Higher-spin Witten effect and two-dimensional fracton phases

We study the role of "$\theta$ terms" in the action for three-dimensional $U(1)$ symmetric tensor gauge theories, describing quantum phases of matter hosting gapless higher-spin gauge modes and gapped subdimensional particle excitations, such as fractons. In Maxwell theory, the $\theta$ term is a total derivative which has no effect on the gapless photon, but has two important, closely related consequences: attaching electric charge to magnetic monopoles (the Witten effect) and leading to a Chern-Simons theory on the boundary. We will find that a similar story holds in the higher-spin $U(1)$ gauge theories.
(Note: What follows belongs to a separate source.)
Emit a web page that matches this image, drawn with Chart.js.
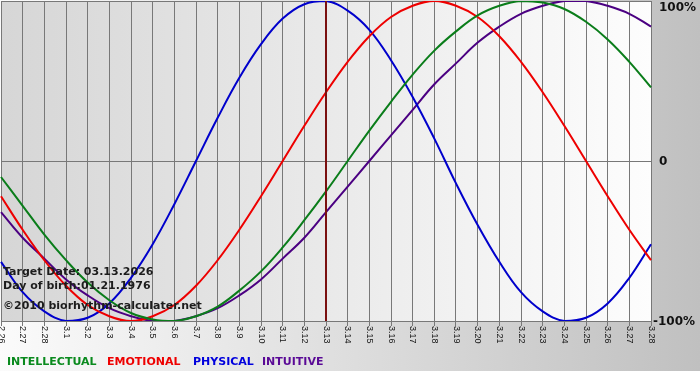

These theories admit generalized $\theta$ terms which have no effect on the gapless gauge mode, but which bind together electric and magnetic charges (both of which are generally subdimensional) in specific combinations, in a higher-spin manifestation of the Witten effect. We derive the corresponding Witten quantization condition. We find that, as in Maxwell theory, imposing time-reversal invariance restricts $\theta$ to certain discrete values. We also find that these new $\theta$ terms imply a non-trivial boundary structure. The boundaries host fracton excitations coupled to a tensor $U(1)$ gauge field with a Chern-Simons-like action, in both chiral and non-chiral varieties. These boundary theories open a door to the study of $U(1)$ fracton phases described by tensor Chern-Simons theories, not only on boundaries of three-dimensional systems, but also in strictly two spatial dimensions. We explicitly work through three examples of bulk and boundary theories, the principles of which can be readily extended to arbitrary higher-spin theories.